*DIRECTIONS*: Copy nothing but the stretch that opens with the line containing "Reproduce this chart with matplotlib." and closes with the line containing "plt.rcParams['font.family'] = ['Liberation". Keep pictures out.

*SUPPLIED MATERIAL*:
— Start —

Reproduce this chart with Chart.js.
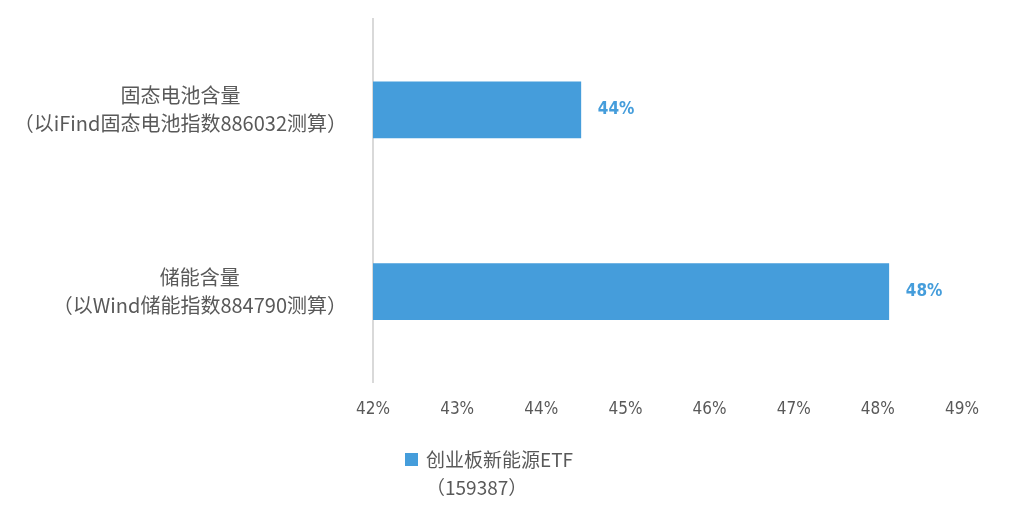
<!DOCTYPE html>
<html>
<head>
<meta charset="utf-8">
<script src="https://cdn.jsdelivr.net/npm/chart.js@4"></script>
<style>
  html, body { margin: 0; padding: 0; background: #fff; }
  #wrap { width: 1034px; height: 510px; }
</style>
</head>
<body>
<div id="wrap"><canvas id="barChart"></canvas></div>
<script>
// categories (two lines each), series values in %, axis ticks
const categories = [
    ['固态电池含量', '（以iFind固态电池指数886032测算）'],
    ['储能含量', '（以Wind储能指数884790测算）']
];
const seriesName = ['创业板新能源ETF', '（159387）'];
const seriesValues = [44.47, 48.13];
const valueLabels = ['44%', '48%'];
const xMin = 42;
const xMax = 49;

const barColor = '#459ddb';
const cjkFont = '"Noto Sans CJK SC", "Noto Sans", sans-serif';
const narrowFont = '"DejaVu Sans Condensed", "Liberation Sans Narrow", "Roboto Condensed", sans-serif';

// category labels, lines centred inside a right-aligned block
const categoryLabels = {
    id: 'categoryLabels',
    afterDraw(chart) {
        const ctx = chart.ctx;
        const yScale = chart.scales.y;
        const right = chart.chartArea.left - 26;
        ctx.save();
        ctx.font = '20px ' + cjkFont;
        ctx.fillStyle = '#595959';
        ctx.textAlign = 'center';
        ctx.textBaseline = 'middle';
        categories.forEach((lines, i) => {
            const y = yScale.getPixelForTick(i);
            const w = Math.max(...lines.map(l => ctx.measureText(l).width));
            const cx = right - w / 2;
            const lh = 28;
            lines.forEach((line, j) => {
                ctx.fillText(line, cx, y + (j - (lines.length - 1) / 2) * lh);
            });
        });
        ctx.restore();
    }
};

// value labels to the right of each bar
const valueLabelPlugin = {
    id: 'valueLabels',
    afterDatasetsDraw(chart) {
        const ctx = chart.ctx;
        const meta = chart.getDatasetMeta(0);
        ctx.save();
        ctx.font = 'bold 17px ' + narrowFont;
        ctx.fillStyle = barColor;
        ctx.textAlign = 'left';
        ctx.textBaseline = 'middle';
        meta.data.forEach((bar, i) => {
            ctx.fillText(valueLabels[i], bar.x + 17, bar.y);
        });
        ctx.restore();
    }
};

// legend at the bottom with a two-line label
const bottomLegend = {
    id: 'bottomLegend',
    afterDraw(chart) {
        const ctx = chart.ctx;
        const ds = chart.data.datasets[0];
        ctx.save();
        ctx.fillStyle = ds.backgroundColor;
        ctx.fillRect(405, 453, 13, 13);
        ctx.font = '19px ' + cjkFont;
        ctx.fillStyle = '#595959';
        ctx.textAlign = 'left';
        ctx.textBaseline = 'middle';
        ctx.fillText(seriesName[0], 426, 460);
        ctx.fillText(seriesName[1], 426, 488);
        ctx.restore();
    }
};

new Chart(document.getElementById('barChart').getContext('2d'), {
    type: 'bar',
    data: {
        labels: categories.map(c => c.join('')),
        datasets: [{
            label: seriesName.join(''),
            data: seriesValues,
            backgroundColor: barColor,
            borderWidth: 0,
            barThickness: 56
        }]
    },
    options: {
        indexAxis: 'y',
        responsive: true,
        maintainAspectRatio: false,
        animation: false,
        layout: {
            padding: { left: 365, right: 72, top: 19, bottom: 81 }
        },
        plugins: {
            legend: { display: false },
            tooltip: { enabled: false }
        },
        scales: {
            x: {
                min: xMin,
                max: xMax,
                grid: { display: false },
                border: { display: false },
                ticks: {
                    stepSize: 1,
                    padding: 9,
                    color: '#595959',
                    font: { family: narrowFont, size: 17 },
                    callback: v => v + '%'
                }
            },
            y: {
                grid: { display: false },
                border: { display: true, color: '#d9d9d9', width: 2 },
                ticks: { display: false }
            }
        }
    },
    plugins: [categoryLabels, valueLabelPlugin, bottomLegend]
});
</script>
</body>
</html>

— End —
— Start —

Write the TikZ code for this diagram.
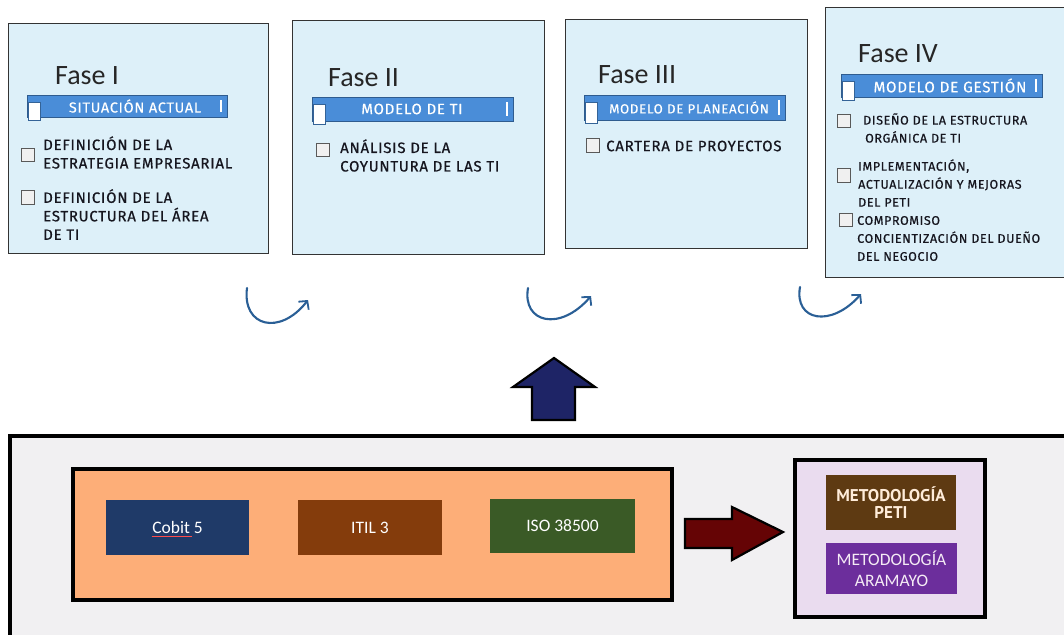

— End —
— Start —

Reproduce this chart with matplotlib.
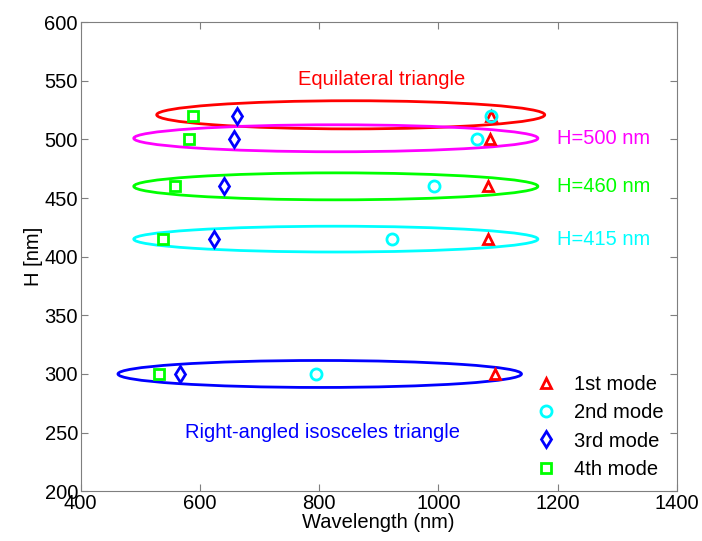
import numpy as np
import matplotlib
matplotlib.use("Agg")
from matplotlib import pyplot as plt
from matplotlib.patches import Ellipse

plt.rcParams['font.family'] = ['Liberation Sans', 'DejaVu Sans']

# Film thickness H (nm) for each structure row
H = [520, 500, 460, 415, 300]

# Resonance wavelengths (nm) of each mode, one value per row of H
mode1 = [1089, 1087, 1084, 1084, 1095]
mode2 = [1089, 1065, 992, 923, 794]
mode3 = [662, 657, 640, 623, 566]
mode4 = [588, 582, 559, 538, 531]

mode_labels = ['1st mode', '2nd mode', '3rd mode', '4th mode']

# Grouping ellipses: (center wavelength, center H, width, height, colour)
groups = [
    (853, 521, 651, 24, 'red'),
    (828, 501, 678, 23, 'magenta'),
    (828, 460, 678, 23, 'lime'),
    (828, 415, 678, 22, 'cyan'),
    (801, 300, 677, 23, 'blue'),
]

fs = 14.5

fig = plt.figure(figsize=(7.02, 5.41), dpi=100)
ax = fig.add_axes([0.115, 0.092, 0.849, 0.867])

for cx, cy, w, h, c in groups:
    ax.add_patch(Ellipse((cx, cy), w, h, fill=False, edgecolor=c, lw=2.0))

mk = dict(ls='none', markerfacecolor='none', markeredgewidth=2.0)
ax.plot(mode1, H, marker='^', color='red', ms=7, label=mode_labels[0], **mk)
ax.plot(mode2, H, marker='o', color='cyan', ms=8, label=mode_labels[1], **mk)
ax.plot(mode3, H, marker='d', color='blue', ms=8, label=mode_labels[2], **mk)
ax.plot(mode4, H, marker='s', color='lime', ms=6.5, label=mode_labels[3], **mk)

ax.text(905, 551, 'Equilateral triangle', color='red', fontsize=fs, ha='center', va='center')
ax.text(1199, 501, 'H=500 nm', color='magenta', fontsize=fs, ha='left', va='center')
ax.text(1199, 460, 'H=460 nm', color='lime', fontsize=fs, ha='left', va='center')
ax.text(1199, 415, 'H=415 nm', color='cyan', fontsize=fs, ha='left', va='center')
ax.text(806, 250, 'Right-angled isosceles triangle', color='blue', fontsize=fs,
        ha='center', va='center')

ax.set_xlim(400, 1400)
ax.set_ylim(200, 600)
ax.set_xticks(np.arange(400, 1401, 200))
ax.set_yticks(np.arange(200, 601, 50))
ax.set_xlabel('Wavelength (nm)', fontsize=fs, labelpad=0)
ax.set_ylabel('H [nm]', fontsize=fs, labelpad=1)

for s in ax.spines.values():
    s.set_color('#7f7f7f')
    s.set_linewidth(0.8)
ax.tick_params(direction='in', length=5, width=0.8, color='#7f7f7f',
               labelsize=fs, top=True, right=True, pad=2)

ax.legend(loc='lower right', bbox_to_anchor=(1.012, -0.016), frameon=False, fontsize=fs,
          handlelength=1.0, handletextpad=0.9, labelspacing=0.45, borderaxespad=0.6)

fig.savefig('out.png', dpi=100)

— End —

*TASK RESPONSE*:
Reproduce this chart with matplotlib.
import numpy as np
import matplotlib
matplotlib.use("Agg")
from matplotlib import pyplot as plt
from matplotlib.patches import Ellipse

plt.rcParams['font.family'] = ['Liberation Sans', 'DejaVu Sans']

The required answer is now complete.